Python is the king of data science, but when it comes to high-concurrency web scraping, Golang is the undisputed champion.
If you are building an enterprise-grade SEO monitor or a real-time AI news aggregator, Python’s Global Interpreter Lock (GIL) becomes a bottleneck. You need the raw power of Go’s Goroutines to handle thousands of requests per second.
In this guide, we’ll explore the state of scraping in Go (Colly, Chromedp) and why outsourcing the "heavy lifting" to an API like SearchCans is the secret to building scalable scrapers.
The State of Go Scraping: Fast but Painful
Golang offers excellent libraries like Colly and Goquery for parsing HTML. They are blazingly fast compared to BeautifulSoup.
However, the problem arises when you need to scrape dynamic sites like Google Search:
- No Native Headless Browser: Unlike Python’s Playwright, Go’s ecosystem (e.g., Chromedp) is less mature and harder to debug.

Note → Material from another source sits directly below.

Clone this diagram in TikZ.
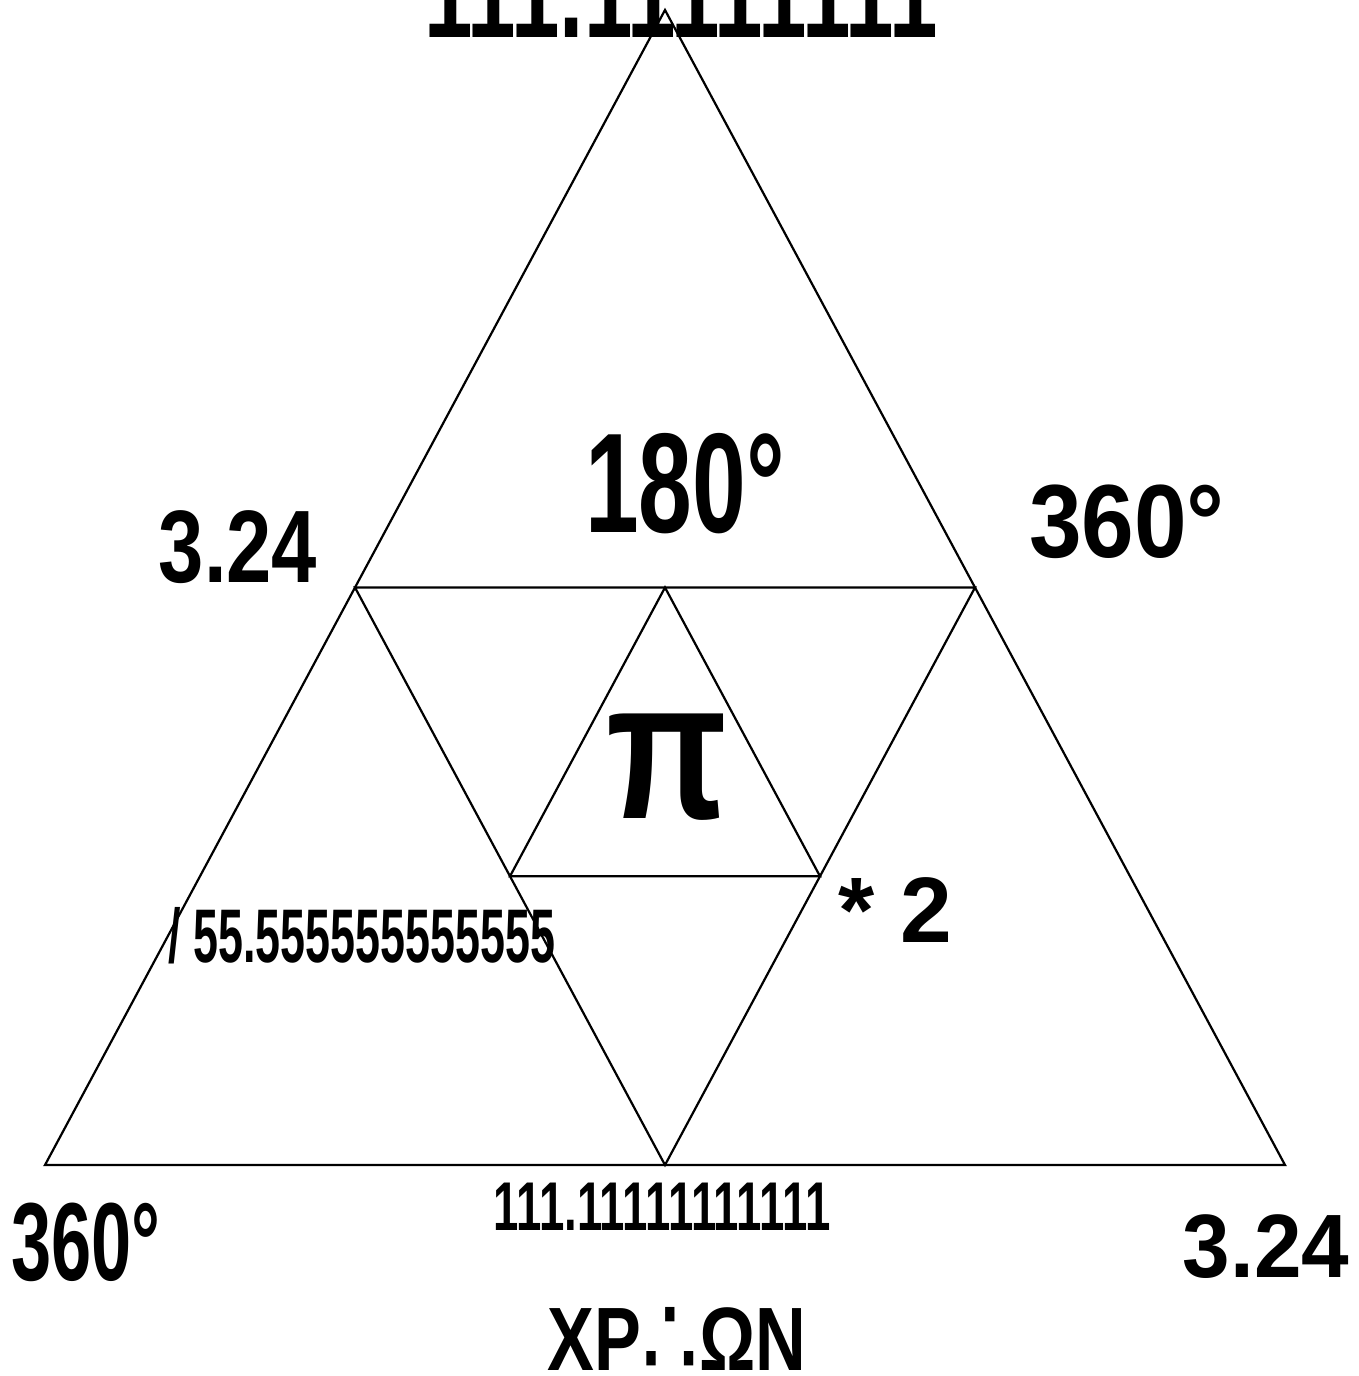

- IP Blocking at Scale: Go is too fast. If you unleash 1,000 Goroutines on Google without a massive proxy pool, you will burn your IP reputation in seconds.

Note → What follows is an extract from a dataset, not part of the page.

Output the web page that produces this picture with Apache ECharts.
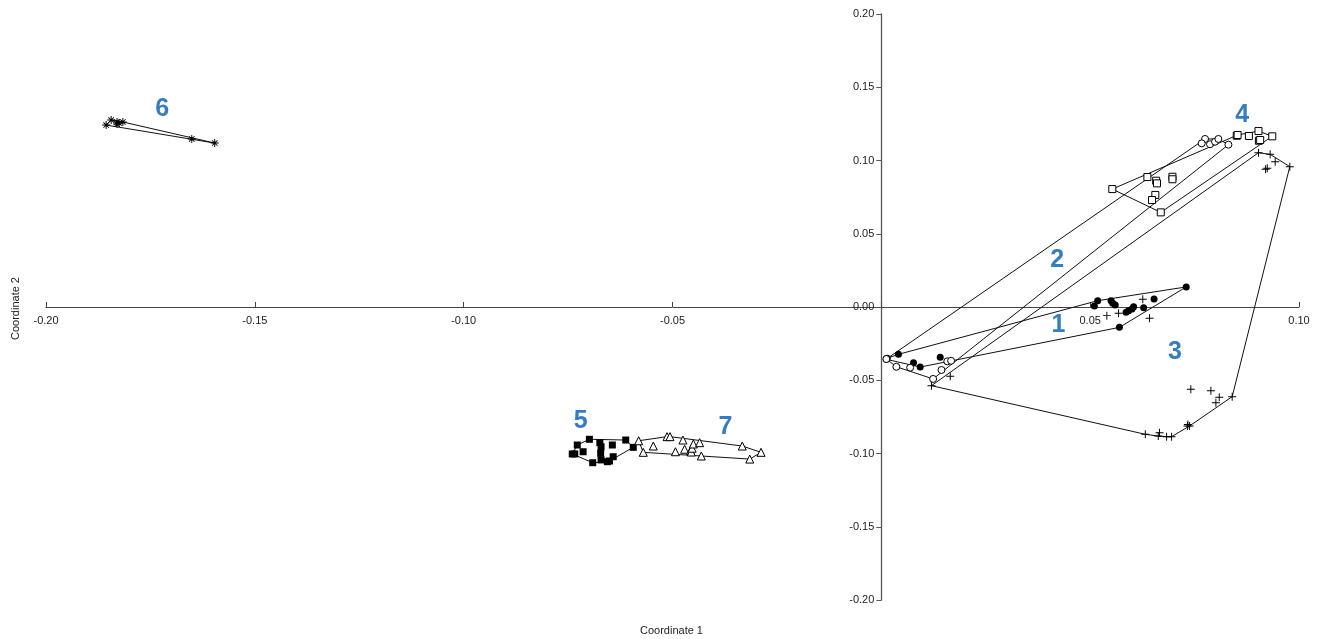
<!DOCTYPE html>
<html>
<head>
<meta charset="utf-8">
<script src="https://cdn.jsdelivr.net/npm/echarts@6/dist/echarts.min.js"></script>
<style>
  html, body { margin: 0; padding: 0; background: #ffffff; }
  #chart { width: 1320px; height: 639px; }
</style>
</head>
<body>
<div id="chart"></div>
<script>
// Ordination scores (Coordinate 1, Coordinate 2) for the seven groups
const group1 = [
  [0.0014, -0.0350], [0.0012, -0.0357], [0.0041, -0.0323], [0.0077, -0.0380],
  [0.0093, -0.0410], [0.0141, -0.0343], [0.0510, 0.0007], [0.0518, 0.0043],
  [0.0550, 0.0043], [0.0554, 0.0025], [0.0560, 0.0014], [0.0586, -0.0036],
  [0.0592, -0.0025], [0.0600, -0.0014], [0.0604, 0.0002], [0.0628, -0.0005],
  [0.0653, 0.0055], [0.0570, -0.0139], [0.0730, 0.0137]
];
const group2 = [
  [0.0012, -0.0355], [0.0036, -0.0408], [0.0069, -0.0414], [0.0124, -0.0491],
  [0.0144, -0.0430], [0.0158, -0.0371], [0.0167, -0.0367], [0.0775, 0.1147],
  [0.0767, 0.1117], [0.0787, 0.1111], [0.0799, 0.1128], [0.0807, 0.1147],
  [0.0831, 0.1108]
];
const group3 = [
  [0.0165, -0.0473], [0.0120, -0.0537], [0.0540, -0.0059], [0.0568, -0.0043],
  [0.0626, 0.0053], [0.0642, -0.0077], [0.0741, -0.0562], [0.0789, -0.0571],
  [0.0809, -0.0616], [0.0801, -0.0653], [0.0840, -0.0612], [0.0733, -0.0812],
  [0.0738, -0.0812], [0.0734, -0.0802], [0.0632, -0.0869], [0.0666, -0.0858],
  [0.0663, -0.0881], [0.0683, -0.0885], [0.0695, -0.0885], [0.0903, 0.1053],
  [0.0931, 0.1042], [0.0943, 0.0992], [0.0924, 0.0947], [0.0920, 0.0940],
  [0.0978, 0.0958]
];
const group4 = [
  [0.0553, 0.0805], [0.0637, 0.0887], [0.0658, 0.0862], [0.0660, 0.0844],
  [0.0697, 0.0889], [0.0697, 0.0872], [0.0656, 0.0765], [0.0648, 0.0730],
  [0.0669, 0.0646], [0.0851, 0.1169], [0.0853, 0.1174], [0.0880, 0.1167],
  [0.0903, 0.1201], [0.0936, 0.1165], [0.0904, 0.1135], [0.0907, 0.1140]
];
const group5 = [
  [-0.0740, -0.1003], [-0.0734, -0.1003], [-0.0728, -0.0942], [-0.0714, -0.0988],
  [-0.0699, -0.0903], [-0.0691, -0.1063], [-0.0674, -0.0926], [-0.0671, -0.0954],
  [-0.0672, -0.0999], [-0.0671, -0.1044], [-0.0656, -0.1056], [-0.0644, -0.0942],
  [-0.0642, -0.1022], [-0.0651, -0.1051], [-0.0612, -0.0908], [-0.0594, -0.0958]
];
const group6 = [
  [-0.1856, 0.1242], [-0.1844, 0.1276], [-0.1830, 0.1263], [-0.1825, 0.1256],
  [-0.1816, 0.1263], [-0.1830, 0.1249], [-0.1651, 0.1147], [-0.1596, 0.1119]
];
const group7 = [
  [-0.0581, -0.0913], [-0.0570, -0.0992], [-0.0546, -0.0949], [-0.0513, -0.0885],
  [-0.0506, -0.0885], [-0.0493, -0.0988], [-0.0475, -0.0908], [-0.0471, -0.0971],
  [-0.0457, -0.0981], [-0.0455, -0.0990], [-0.0453, -0.0964], [-0.0450, -0.0935],
  [-0.0435, -0.0926], [-0.0431, -0.1017], [-0.0333, -0.0949], [-0.0315, -0.1038],
  [-0.0288, -0.0992]
];
const groupNames = ['1', '2', '3', '4', '5', '6', '7'];
const xAxisTitle = 'Coordinate 1';
const yAxisTitle = 'Coordinate 2';

// Axis ranges
const X_MIN = -0.2, X_MAX = 0.1, X_STEP = 0.05;
const Y_MIN = -0.2, Y_MAX = 0.2, Y_STEP = 0.05;

// Marker shapes per group (hollow shapes: white fill, thin black outline)
const PLUS = 'path://M4.4,0H5.6V10H4.4ZM0,4.4H10V5.6H0Z';
const STAR = 'path://M4.4,0H5.6V10H4.4ZM0,4.4H10V5.6H0ZM1.2,2.0L2.0,1.2L8.8,8.0L8.0,8.8ZM8.0,1.2L8.8,2.0L2.0,8.8L1.2,8.0Z';
const groups = [
  { name: groupNames[0], data: group1, symbol: 'circle', size: 7, hollow: false },
  { name: groupNames[1], data: group2, symbol: 'circle', size: 7, hollow: true },
  { name: groupNames[2], data: group3, symbol: PLUS, size: 8, hollow: false },
  { name: groupNames[3], data: group4, symbol: 'rect', size: 7, hollow: true },
  { name: groupNames[4], data: group5, symbol: 'rect', size: 7, hollow: false },
  { name: groupNames[5], data: group6, symbol: STAR, size: 8, hollow: false },
  { name: groupNames[6], data: group7, symbol: 'triangle', size: 8, hollow: true }
];

// Group number placement (data coordinates)
const labelAnchors = {
  '1': [0.0424, -0.0122], '2': [0.0421, 0.0318], '3': [0.0703, -0.0307],
  '4': [0.0864, 0.1311], '5': [-0.0720, -0.0778], '6': [-0.1722, 0.1350],
  '7': [-0.0373, -0.0819]
};

// Convex hull (monotone chain), returned as a closed polygon
function convexHull(pts) {
  const p = pts.slice().sort((a, b) => a[0] - b[0] || a[1] - b[1]);
  const cross = (o, a, b) => (a[0] - o[0]) * (b[1] - o[1]) - (a[1] - o[1]) * (b[0] - o[0]);
  const lower = [];
  for (const q of p) {
    while (lower.length >= 2 && cross(lower[lower.length - 2], lower[lower.length - 1], q) <= 0) lower.pop();
    lower.push(q);
  }
  const upper = [];
  for (let i = p.length - 1; i >= 0; i--) {
    const q = p[i];
    while (upper.length >= 2 && cross(upper[upper.length - 2], upper[upper.length - 1], q) <= 0) upper.pop();
    upper.push(q);
  }
  upper.pop(); lower.pop();
  const hull = lower.concat(upper);
  hull.push(hull[0]);
  return hull;
}

const series = [];
groups.forEach(g => {
  series.push({
    type: 'line',
    name: 'hull ' + g.name,
    data: convexHull(g.data),
    showSymbol: false,
    symbol: 'none',
    silent: true,
    z: 2,
    lineStyle: { color: '#111', width: 1 }
  });
});
groups.forEach(g => {
  series.push({
    type: 'scatter',
    name: g.name,
    data: g.data,
    symbol: g.symbol,
    symbolSize: g.size,
    z: 3,
    itemStyle: g.hollow
      ? { color: '#ffffff', borderColor: '#000', borderWidth: 1, opacity: 1 }
      : { color: '#000', opacity: 1 }
  });
});
series.push({
  type: 'scatter',
  name: 'group labels',
  data: groupNames.map(n => ({ name: n, value: labelAnchors[n] })),
  symbol: 'circle',
  symbolSize: 1,
  itemStyle: { color: 'transparent' },
  z: 5,
  silent: true,
  label: {
    show: true,
    position: 'inside',
    formatter: p => p.name,
    color: '#005cb0',
    textBorderWidth: 0,
    textShadowBlur: 0,
    fontFamily: 'Liberation Sans, Arial, sans-serif',
    fontWeight: 'bold',
    fontSize: 25
  }
});

// Plot area and the offsets that put both axes through the origin
const W = 1320, H = 639;
const GRID = { left: 46, right: 21, top: 14, bottom: 39 };
const plotW = W - GRID.left - GRID.right;
const plotH = H - GRID.top - GRID.bottom;
const yAxisOffset = -plotW * (0 - X_MIN) / (X_MAX - X_MIN);
const xAxisOffset = -plotH * (0 - Y_MIN) / (Y_MAX - Y_MIN);

const chart = echarts.init(document.getElementById('chart'), null, { renderer: 'canvas' });
chart.setOption({
  animation: false,
  backgroundColor: '#ffffff',
  textStyle: { fontFamily: 'Liberation Sans, Arial, sans-serif' },
  grid: Object.assign({ containLabel: false }, GRID),
  xAxis: {
    type: 'value',
    position: 'bottom',
    offset: xAxisOffset,
    min: X_MIN, max: X_MAX, interval: X_STEP,
    splitLine: { show: false },
    axisLine: { onZero: false, lineStyle: { color: '#444', width: 1 } },
    axisTick: { show: true, inside: true, length: 5, lineStyle: { color: '#444' } },
    axisLabel: {
      color: '#222', fontSize: 11, margin: 8,
      formatter: v => (Math.abs(v) < 1e-9 ? '' : v.toFixed(2))
    }
  },
  yAxis: {
    type: 'value',
    position: 'left',
    offset: yAxisOffset,
    min: Y_MIN, max: Y_MAX, interval: Y_STEP,
    splitLine: { show: false },
    axisLine: { onZero: false, lineStyle: { color: '#555', width: 1.3 } },
    axisTick: { show: true, inside: false, length: 5, lineStyle: { color: '#555' } },
    axisLabel: {
      color: '#222', fontSize: 11, margin: 7,
      formatter: v => (Math.abs(v) < 1e-9 ? '0.00' : v.toFixed(2))
    }
  },
  graphic: [
    {
      type: 'text', left: 640, top: 625,
      style: { text: xAxisTitle, fill: '#222', font: '11px Liberation Sans, Arial, sans-serif' }
    },
    {
      type: 'text', x: 10, y: 340, rotation: Math.PI / 2,
      style: { text: yAxisTitle, fill: '#222', font: '11px Liberation Sans, Arial, sans-serif' }
    }
  ],
  series: series
});
</script>
</body>
</html>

The Architecture: Golang Concurrency + SearchCans API
The best architecture for 2026 is Hybrid:
Use SearchCans
To handle the dirty work (Headless Chrome, Captchas, Proxies).
Use Golang
To handle the concurrency and data processing.
This setup allows you to utilize SearchCans’ Unlimited Concurrency feature. You can fire off requests as fast as Go can handle them.
Code Example: Building a Concurrent Rank Checker
Let’s build a script that checks rankings for 100 keywords in parallel.
package main
import (
"bytes"
"encoding/json"
"fmt"
"io/ioutil"
"net/http"
"sync"
)
const apiKey = "YOUR_SEARCHCANS_KEY"
const apiEndpoint = "https://www.searchcans.com/api/search"
type Payload struct {
S string `json:"s"` // Search query
T string `json:"t"` // Engine
D int `json:"d"` // Number of results
}
type Response struct {
Code int `json:"code"`
Data []struct {
Title string `json:"title"`
URL string `json:"url"`
Rank int `json:"rank"`
} `json:"data"`
}
func fetchRank(keyword string, wg *sync.WaitGroup) {
defer wg.Done()
payload := Payload{S: keyword, T: "google", D: 100}
jsonPayload, _ := json.Marshal(payload)
req, _ := http.NewRequest("POST", apiEndpoint, bytes.NewBuffer(jsonPayload))
req.Header.Set("Authorization", "Bearer "+apiKey)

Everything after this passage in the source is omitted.